**WHAT IS REQUIRED**
In the records below, reproduce exactly the lines from the one containing "Reproduce this chart with D3.js." through the one containing "3000, 3500, 4000];", both included, and omit the pictures.

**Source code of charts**
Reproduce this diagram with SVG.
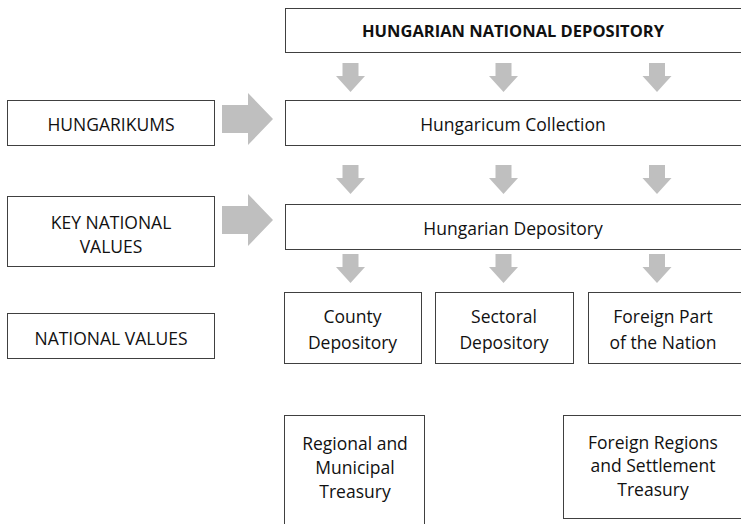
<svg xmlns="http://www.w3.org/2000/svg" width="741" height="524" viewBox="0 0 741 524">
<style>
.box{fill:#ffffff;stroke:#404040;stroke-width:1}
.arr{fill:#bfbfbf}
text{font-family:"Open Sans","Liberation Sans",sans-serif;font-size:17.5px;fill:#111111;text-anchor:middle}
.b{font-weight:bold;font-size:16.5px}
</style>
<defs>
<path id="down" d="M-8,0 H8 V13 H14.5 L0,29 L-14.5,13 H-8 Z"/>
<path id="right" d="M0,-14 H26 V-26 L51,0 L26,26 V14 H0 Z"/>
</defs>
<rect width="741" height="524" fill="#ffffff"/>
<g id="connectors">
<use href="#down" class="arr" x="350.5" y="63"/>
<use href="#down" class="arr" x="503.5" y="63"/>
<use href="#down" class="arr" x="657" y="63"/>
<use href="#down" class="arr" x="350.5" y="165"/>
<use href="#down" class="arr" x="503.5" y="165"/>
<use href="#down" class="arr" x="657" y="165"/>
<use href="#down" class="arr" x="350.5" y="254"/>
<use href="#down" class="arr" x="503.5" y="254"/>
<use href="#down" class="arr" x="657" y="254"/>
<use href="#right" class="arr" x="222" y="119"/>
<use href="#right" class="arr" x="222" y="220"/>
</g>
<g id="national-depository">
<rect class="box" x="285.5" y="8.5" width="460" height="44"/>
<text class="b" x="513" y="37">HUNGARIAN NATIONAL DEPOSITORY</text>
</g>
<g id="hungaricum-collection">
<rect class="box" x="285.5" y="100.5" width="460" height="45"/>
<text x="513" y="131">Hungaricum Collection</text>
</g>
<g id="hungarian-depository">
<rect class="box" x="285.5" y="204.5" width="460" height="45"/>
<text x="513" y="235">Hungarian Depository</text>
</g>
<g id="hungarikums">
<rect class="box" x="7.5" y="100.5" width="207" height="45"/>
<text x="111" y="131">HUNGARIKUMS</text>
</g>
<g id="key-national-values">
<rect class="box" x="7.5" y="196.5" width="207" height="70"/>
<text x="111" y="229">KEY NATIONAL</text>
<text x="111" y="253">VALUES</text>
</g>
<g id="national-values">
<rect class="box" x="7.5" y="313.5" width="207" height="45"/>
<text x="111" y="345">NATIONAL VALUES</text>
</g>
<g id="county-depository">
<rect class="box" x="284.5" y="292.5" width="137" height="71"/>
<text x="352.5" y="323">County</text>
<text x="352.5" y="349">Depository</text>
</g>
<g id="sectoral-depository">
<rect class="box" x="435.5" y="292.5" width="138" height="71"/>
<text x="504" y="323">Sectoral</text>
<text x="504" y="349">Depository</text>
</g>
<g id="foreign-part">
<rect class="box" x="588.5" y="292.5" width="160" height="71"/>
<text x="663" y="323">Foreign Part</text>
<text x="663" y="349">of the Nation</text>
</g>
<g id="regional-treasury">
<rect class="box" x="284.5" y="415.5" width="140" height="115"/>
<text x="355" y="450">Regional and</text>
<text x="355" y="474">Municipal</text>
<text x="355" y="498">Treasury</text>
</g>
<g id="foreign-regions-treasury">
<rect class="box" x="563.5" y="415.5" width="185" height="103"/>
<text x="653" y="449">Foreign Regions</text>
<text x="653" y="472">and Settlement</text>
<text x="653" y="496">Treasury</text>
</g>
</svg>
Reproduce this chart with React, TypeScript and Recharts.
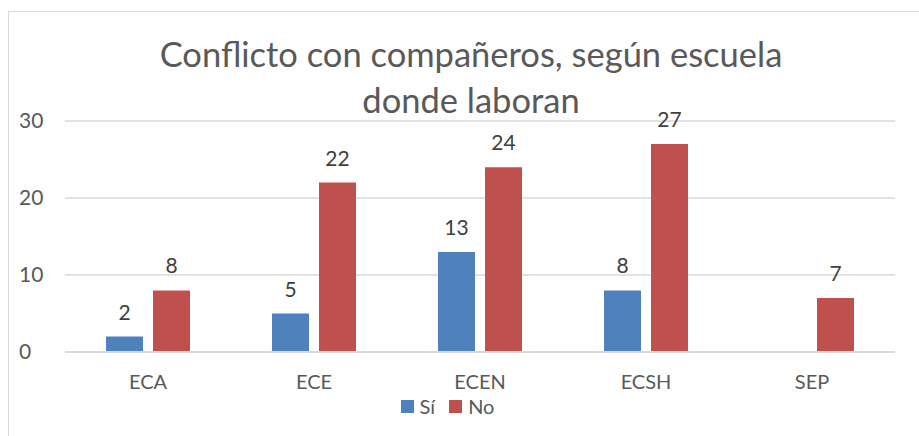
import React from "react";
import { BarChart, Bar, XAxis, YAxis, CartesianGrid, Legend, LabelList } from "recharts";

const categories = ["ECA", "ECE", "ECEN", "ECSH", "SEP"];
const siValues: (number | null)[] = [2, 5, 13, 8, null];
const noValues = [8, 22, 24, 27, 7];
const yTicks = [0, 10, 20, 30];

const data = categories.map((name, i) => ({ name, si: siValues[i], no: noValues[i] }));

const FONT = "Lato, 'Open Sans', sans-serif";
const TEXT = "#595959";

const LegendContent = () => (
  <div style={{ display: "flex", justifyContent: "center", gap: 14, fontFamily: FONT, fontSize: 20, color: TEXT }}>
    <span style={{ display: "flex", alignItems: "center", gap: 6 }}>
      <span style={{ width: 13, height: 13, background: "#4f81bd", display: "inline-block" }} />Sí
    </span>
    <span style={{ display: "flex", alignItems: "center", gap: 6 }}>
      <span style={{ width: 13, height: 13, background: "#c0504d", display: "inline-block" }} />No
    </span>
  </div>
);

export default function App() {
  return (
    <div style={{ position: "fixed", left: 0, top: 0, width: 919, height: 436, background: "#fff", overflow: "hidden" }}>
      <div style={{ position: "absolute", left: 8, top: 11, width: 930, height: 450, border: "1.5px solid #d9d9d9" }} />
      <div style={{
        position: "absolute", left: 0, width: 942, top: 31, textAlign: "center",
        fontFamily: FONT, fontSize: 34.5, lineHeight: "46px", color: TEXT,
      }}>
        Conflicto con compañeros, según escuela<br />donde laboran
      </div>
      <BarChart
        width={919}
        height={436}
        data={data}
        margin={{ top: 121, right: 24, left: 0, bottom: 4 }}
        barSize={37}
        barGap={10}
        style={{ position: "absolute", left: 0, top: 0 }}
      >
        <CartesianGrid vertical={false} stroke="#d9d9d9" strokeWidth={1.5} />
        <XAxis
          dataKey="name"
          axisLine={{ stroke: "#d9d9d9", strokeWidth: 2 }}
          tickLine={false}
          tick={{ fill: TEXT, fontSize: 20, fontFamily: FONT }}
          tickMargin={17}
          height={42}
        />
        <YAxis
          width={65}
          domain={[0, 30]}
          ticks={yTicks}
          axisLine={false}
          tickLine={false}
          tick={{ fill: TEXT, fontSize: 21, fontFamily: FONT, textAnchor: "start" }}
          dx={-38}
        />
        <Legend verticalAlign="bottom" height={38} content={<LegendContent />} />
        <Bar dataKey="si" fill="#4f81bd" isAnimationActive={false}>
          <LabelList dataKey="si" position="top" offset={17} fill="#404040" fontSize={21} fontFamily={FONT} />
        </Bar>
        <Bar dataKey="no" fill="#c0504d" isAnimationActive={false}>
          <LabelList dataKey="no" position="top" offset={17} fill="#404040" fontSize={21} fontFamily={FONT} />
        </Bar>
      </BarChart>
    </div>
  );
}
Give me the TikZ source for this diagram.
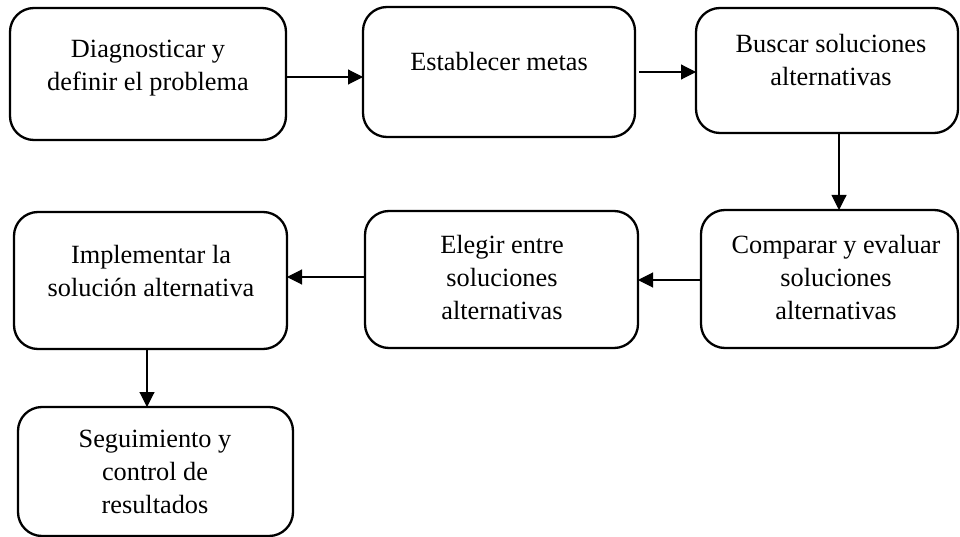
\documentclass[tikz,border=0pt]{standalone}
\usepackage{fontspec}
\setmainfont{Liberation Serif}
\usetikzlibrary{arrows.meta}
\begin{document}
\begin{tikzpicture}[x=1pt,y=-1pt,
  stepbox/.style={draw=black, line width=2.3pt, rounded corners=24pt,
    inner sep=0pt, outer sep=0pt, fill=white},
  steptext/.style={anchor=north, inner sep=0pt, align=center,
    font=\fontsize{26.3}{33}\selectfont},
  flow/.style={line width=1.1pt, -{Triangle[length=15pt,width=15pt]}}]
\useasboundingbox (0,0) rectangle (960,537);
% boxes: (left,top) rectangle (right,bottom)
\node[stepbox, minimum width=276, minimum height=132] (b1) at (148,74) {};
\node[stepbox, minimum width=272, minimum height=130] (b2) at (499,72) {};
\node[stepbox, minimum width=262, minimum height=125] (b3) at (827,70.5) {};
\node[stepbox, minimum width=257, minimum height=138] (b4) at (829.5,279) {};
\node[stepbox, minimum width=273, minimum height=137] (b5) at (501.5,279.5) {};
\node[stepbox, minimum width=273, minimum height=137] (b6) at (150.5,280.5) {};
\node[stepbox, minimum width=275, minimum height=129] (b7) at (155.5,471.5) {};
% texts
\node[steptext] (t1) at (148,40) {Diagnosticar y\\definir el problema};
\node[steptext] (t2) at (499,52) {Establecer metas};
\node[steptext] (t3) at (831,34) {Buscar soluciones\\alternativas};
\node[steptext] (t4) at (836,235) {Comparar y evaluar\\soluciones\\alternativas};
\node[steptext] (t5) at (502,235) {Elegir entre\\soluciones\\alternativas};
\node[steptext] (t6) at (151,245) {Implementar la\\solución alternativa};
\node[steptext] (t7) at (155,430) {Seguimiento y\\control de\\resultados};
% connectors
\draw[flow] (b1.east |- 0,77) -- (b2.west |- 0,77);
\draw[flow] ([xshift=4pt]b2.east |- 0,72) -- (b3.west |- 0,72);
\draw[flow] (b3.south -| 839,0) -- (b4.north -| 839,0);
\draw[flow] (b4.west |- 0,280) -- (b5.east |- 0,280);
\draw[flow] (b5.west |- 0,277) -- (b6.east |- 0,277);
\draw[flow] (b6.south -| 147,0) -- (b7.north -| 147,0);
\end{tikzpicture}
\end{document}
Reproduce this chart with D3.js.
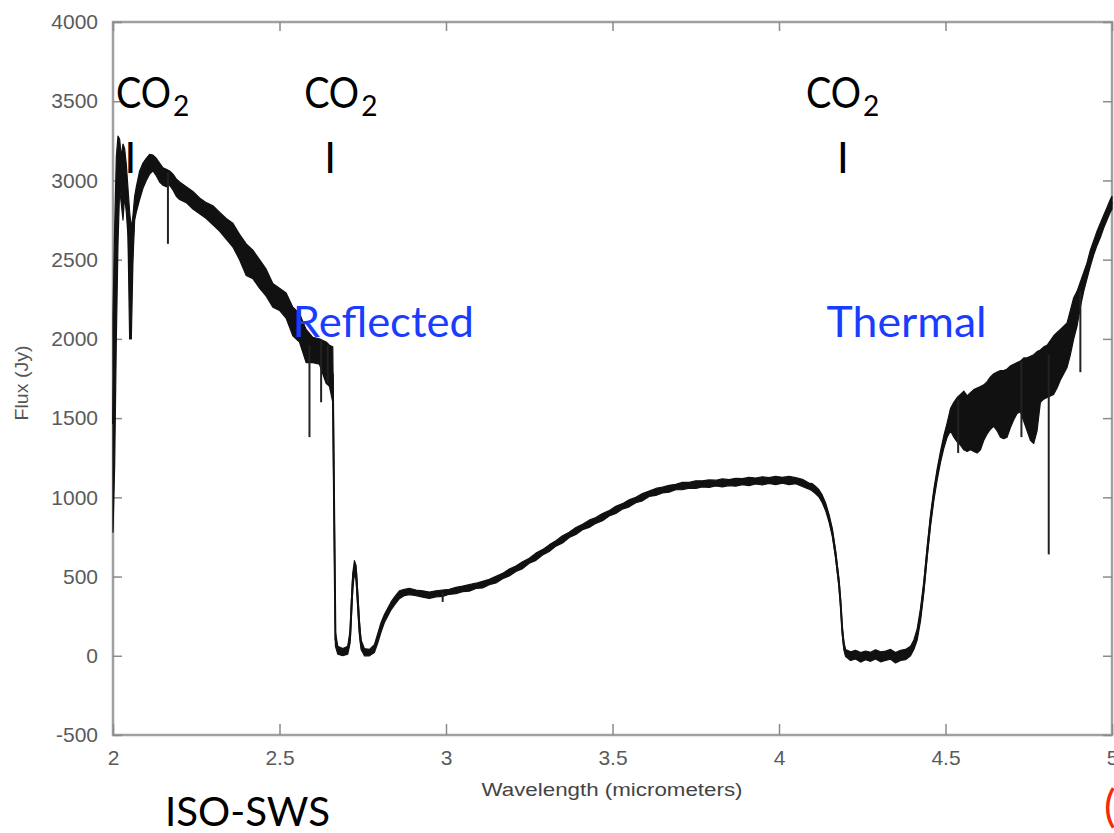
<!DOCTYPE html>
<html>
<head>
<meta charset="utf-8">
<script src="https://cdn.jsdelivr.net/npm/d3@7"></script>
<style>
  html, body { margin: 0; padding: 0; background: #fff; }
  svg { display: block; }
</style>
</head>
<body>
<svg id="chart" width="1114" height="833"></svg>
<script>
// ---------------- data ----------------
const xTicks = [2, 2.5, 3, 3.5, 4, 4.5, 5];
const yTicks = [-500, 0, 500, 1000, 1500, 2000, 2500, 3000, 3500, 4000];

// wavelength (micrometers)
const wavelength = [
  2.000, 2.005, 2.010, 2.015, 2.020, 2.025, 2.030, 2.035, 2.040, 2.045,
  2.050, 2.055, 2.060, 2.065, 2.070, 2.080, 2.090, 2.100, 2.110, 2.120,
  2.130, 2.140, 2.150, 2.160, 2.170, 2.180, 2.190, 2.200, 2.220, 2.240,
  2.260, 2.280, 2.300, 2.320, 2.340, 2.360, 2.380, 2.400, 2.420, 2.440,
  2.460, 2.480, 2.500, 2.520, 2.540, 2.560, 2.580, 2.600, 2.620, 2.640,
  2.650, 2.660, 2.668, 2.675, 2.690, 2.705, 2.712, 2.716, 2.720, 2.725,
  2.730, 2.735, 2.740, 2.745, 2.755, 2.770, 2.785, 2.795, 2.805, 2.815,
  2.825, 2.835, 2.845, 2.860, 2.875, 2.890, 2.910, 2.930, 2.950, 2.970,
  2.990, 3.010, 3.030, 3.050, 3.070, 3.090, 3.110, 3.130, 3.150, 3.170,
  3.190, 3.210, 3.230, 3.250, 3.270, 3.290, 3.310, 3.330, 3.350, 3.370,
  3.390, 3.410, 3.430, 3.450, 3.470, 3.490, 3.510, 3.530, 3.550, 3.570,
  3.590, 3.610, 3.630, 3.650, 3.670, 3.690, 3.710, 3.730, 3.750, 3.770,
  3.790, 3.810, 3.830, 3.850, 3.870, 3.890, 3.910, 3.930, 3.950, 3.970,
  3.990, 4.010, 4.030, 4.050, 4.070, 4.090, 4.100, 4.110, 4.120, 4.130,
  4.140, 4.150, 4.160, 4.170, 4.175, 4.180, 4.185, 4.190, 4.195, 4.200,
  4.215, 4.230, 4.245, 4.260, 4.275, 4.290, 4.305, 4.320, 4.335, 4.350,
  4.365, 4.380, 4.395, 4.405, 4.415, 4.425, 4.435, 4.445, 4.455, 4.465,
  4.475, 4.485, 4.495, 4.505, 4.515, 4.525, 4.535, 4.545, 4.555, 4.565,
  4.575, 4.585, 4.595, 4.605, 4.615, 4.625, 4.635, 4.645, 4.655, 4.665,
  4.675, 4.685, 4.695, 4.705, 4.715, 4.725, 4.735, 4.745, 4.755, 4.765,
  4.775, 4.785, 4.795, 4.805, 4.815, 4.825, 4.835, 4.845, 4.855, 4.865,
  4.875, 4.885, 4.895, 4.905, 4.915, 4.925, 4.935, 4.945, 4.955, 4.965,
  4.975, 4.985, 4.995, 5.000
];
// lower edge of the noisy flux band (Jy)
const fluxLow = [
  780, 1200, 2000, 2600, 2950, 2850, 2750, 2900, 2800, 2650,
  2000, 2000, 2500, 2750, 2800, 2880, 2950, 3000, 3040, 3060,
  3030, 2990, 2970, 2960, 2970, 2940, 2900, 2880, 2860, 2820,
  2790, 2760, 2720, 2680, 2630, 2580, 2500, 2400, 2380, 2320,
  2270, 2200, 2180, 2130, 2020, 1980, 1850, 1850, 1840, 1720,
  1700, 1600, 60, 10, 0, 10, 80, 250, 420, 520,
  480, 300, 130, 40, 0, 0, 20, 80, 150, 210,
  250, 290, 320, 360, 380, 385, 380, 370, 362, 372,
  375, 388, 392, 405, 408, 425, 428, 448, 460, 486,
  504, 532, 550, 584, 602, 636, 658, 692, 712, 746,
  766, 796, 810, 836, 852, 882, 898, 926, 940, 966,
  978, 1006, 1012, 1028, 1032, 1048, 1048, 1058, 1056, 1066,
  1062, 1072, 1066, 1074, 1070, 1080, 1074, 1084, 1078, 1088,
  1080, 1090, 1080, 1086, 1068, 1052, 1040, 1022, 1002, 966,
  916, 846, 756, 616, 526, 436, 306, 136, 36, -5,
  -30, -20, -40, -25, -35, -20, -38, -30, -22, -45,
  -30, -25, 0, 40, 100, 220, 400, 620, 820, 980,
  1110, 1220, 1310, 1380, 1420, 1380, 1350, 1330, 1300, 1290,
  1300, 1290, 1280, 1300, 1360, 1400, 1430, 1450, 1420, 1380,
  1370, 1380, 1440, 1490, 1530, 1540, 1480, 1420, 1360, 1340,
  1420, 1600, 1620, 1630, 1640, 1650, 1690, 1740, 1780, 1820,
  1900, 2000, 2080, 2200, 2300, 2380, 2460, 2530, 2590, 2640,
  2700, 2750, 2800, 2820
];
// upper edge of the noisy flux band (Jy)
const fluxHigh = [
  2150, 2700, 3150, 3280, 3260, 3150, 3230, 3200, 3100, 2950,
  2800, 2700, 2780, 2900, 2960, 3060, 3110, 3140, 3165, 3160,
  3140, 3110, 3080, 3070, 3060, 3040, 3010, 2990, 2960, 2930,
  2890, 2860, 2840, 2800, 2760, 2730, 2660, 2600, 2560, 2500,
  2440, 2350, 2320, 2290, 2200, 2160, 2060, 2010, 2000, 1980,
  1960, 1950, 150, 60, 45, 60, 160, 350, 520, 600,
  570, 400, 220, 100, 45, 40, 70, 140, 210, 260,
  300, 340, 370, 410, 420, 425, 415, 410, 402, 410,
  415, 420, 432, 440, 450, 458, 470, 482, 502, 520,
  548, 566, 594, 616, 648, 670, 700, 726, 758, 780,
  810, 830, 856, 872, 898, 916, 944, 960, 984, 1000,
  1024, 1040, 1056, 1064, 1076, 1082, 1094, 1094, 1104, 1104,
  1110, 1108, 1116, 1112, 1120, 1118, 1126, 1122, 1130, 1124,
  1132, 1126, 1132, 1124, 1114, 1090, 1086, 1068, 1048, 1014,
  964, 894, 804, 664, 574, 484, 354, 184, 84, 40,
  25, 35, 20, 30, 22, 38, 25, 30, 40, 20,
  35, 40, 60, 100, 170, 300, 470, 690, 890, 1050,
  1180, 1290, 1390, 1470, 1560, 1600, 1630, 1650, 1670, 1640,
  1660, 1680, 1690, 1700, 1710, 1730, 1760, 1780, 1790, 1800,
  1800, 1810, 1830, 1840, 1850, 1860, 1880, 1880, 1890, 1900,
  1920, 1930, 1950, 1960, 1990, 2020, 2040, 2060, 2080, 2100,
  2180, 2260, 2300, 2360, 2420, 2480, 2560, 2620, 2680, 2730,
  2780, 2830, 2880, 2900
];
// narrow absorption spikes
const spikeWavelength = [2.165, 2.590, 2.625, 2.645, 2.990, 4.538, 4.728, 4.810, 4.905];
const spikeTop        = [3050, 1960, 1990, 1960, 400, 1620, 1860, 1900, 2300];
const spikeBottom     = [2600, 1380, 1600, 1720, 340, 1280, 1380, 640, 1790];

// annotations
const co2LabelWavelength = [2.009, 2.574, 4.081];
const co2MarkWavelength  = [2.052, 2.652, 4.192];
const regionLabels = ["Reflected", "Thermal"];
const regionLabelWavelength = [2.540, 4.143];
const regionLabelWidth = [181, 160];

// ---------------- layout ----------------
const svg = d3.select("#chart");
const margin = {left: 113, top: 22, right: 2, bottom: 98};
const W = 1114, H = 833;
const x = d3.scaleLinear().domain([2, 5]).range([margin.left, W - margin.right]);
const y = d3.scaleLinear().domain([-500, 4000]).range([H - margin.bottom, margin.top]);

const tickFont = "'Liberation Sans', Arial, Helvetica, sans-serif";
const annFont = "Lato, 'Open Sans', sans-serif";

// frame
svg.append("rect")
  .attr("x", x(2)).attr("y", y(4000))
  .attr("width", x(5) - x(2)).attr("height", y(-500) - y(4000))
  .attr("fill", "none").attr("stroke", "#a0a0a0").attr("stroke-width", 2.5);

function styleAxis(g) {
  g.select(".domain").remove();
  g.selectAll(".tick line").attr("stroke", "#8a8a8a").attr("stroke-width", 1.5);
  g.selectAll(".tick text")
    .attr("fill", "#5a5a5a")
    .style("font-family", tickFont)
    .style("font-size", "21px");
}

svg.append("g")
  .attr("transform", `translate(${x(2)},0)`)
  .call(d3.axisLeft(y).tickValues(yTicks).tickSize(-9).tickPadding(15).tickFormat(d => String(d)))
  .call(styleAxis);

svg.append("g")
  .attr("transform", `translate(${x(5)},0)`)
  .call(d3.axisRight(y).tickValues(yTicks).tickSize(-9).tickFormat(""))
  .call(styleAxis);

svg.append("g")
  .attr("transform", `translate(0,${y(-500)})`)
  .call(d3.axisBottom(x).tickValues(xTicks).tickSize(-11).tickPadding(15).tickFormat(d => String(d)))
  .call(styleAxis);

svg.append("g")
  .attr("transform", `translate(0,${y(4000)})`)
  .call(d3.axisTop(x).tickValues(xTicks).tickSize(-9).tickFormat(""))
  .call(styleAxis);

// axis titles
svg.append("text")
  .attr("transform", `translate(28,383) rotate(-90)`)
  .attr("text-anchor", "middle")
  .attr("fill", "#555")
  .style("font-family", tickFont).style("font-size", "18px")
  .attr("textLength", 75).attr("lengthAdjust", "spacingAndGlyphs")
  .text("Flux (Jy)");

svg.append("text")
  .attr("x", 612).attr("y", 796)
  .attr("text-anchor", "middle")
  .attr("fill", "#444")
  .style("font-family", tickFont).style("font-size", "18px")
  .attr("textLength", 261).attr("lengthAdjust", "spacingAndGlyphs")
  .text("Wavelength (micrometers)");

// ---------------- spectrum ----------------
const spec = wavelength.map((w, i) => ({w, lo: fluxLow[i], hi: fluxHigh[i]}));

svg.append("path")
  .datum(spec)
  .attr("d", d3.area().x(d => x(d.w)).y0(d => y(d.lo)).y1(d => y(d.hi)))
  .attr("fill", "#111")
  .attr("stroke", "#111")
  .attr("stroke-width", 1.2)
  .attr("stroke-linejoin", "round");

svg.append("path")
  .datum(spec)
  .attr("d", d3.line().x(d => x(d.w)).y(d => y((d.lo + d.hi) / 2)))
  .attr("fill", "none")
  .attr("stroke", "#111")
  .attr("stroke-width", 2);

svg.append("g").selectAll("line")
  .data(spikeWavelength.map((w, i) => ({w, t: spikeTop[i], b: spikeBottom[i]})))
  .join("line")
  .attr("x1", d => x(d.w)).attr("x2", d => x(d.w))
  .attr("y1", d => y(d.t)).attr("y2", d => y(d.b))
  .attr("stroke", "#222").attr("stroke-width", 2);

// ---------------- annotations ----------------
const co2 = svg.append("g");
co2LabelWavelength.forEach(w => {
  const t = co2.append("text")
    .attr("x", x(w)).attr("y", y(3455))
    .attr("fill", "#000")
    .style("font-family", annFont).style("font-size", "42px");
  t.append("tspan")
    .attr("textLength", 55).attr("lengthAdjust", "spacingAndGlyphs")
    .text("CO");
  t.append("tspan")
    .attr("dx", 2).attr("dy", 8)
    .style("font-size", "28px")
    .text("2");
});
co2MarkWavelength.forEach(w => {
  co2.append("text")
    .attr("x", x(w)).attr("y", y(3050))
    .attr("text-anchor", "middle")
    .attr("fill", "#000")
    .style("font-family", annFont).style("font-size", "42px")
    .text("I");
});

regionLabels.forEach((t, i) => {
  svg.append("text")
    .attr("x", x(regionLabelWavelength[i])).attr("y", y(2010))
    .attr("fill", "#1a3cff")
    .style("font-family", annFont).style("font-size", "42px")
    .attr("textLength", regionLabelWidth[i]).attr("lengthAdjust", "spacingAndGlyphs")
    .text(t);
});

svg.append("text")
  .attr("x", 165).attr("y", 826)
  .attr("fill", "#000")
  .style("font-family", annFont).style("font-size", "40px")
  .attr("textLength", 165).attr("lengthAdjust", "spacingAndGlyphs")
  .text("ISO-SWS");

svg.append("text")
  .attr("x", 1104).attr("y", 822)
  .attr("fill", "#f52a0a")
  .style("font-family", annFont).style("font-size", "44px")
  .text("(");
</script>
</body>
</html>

**EXERCISE RESULT**
Reproduce this chart with D3.js.
<!DOCTYPE html>
<html>
<head>
<meta charset="utf-8">
<script src="https://cdn.jsdelivr.net/npm/d3@7"></script>
<style>
  html, body { margin: 0; padding: 0; background: #fff; }
  svg { display: block; }
</style>
</head>
<body>
<svg id="chart" width="1114" height="833"></svg>
<script>
// ---------------- data ----------------
const xTicks = [2, 2.5, 3, 3.5, 4, 4.5, 5];
const yTicks = [-500, 0, 500, 1000, 1500, 2000, 2500, 3000, 3500, 4000];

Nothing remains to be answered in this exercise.